Footwear retailer Ugg last year signed a lease for an estimated ground-floor rent of $635 per square foot, and tenants including Five Below, Duane Reade and Chase Bank are paying below-market rents.

The predecessor to Brookfield’s mall division, General Growth Properties, acquired the retail condo on the lower half of Fifth Avenue’s shopping corridor in 2014 in partnership with Thor Equities, which later saw its stake diminished. Brookfield owned a roughly 34 percent stake in GGP at the time of the 530 Fifth Avenue purchase, and acquired the remaining 66 percent stake for nearly $15 billion four years later, in 2018.

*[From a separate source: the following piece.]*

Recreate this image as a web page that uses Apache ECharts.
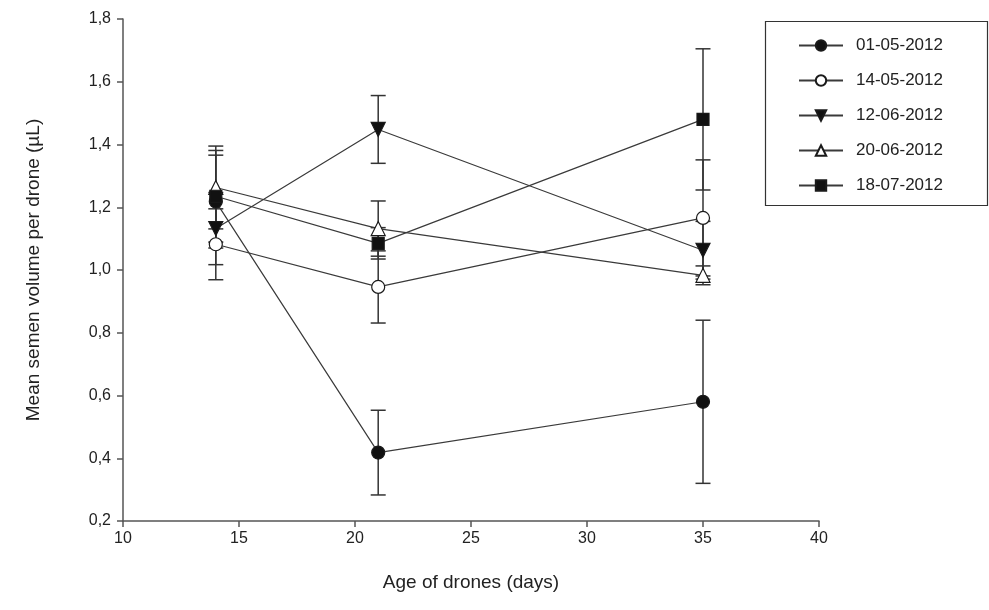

At the time the retail was half vacant, and then-GGP president Sandeep Mathrani boasted on an earnings call that there was a high level of demand for big box tenants seeking large spaces south of St. Patrick’s Cathedral, where tenancy switched from high-end luxury shops to more fast fashion.

“As a matter-of-fact, many retailers have been bullish on their earnings calls, to actually say they want flagship locations on Fifth Avenue,” he said in June of that year. “That’s a very bold statement, understanding the cost of real estate, and also speaks to the high amount of demand that’s available for space.”

But retail asking rents on lower Fifth Avenue between 42nd and 49th streets have declined 55 percent since their height in 2016 to $615 per square foot this spring, according to the Real Estate Board of New York.

In April, Brookfield Asset Management announced plans to take Brookfield Property Partners private.